Начались прения. Механику-самоучке приходилось отвечать на самые неожиданные вопросы, требовавшие далеко не элементарных знаний по физике.
— Прекрасно, — задал вопрос член палаты Андерсон, — когда тело движется по рельсовой дороге, то чем больше его скорость, тем большая сила развивается при его движении?
— Совершенно верно.
— Какова же будет сила, развиваемая при движении груза в сорок тонн со скоростью двенадцать миль в час?
— Сила эта будет весьма велика.
— Ага! Видели ли вы где-нибудь дорогу, могущую выдержать действие этой силы?
— Да.
— Какая же это дорога?
— Любая дорога, могущая выдержать скорость движения в четыре мили в час.
Стефенсон приводит наглядный пример. Из двух конькобежцев, попавших в ненадежное место на льду, рискует провалиться тот, который движется медленнее; скорость как бы уничтожает вес, — поясняет он.
— Не думаете ли вы изготовить рельсы из бриллианта? — глупо иронизируя один, подчеркивая, что изготовление более прочных рельсов сильно удорожает стоимость постройки.
— На повороте вагоны и локомотивы будут обязательно сходит с рельсов — настаивает другой, вопреки утверждению очевидцев, что в Киллингворте поезда без всякого риска проходят по закруглениям со скоростью восемь-десять миль.
— Предположим, — следует вопрос, — что машина мчится по вашей рельсовой дороге со скоростью девять или десять миль в час и что на рельсах вдруг появляется корова, идущая навстречу поезду. Не думаете ли вы, любезный мистер Стефенсон, что это будет несколько щекотливое положение?
— Конечно, — отвечал Стефенсон, — крайне щекотливое, но для… коровы, сэр, — бросил он лукавый взгляд на спрашивавшего.
— Не будут ли животные пугаться раскаленной докрасна трубы и топки?
— Нет, они просто будут думать, что труба и топка окрашены в красный цвет.
Стефенсон начинает горячиться. Он забывает благоразумное решение не рисовать слишком широких перспектив, и упоминает о скорости в двадцать миль, которую, он был уверен, легко достичь, внеся некоторые усовершенствования в паровоз.
— Скорость в двадцать миль в час? Это ужасно, это невероятно! Никто не может принять этого всерьез!
Еще хуже для Стефенсона обернулось дело, когда речь зашла о сооружении мостов, о производстве земляных работ, постройке необходимых зданий и т. д. Пока вопросы касались близко знакомого ему дела — рельсов и паровозов, природный ум и практические знания помогали отражать нападения; теперь же недостаточная осведомленность Стефенсона в этих вопросах и неточности в проекте, вероломно допущенные одним из его помощников, окончательно настроили государственных мужей против невежественного самоучки.
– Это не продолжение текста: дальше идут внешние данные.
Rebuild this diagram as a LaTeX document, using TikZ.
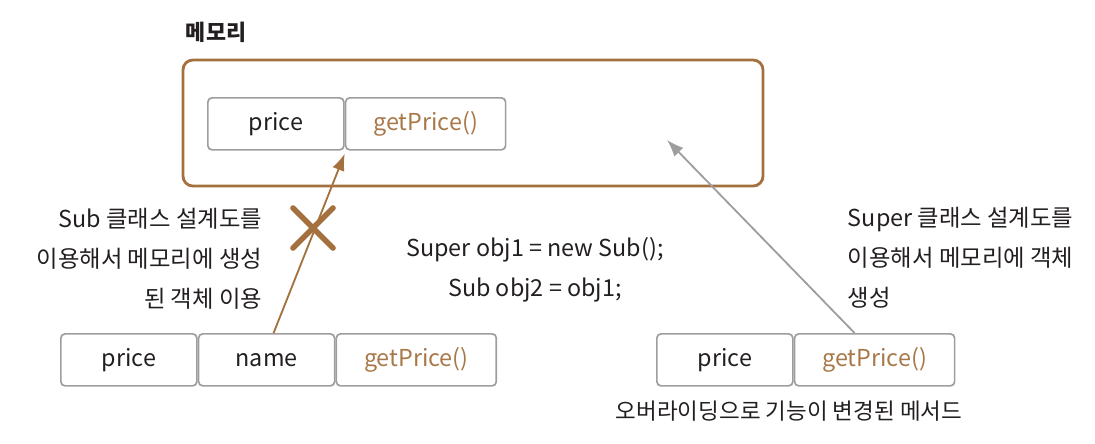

Одни посмеивались над ним, другие значительно постукивали себя по лбу, намекая на невменяемость автора столь фантастического проекта, третьи еще более прозрачно намекали, что имеют дело с жуликом или, в лучшем случае, с невеждой, взявшимся не за свое дело.
Наконец, после трехдневной пытки председатель взял слово, чтобы подытожить результаты обсуждения.
— Предложенный вниманию достопочтенных джентльменов план, бесспорно, является самой абсурдной схемой, когда-либо возникавшей в уме человека… Я утверждаю, что мистер Стефенсон никогда не имел никакого плана, я даже не считаю его способным составить такой план. Это — человек, ум которого мечется между двумя крайностями, одна нелепее другой…
Затем он обрушился на проект провести дорогу через непроходимые болота, через многочисленные холмы и долины.
— Я заклинаю вас, джентльмены, отвергнуть этот билль. Я протестую против мероприятия, основанного на подобных данных и расчетах.
Билль, однако, прошел в комиссии, но большинством всего одного голоса и с издевательскими поправками, совершенно лишавшими его смысла. Разрешалось строить только деревянную дорогу, причем права на отчуждение земли компания не получила. Она предпочла взять билль обратно, до его внесения на заседание парламента.
Провал билля был тягчайшим ударом, который Стефенсону когда-либо приходилось испытать на своем далеко не гладком жизненном пути. Рушились все его надежды. Одиноким и покинутым чувствует он себя в этой неравной борьбе. Идея, которой было отдано столько сил и энергии, плодотворность и правильность которой так убедительно, казалось, была доказана, наткнулась на неопреодолимую стену зависти, косности, непонимания и, что хуже всего, на продуманную, проницательную враждебность.
Результаты многих лет работы высмеяны белоручкой-адвокатом и записным парламентским краснобаем.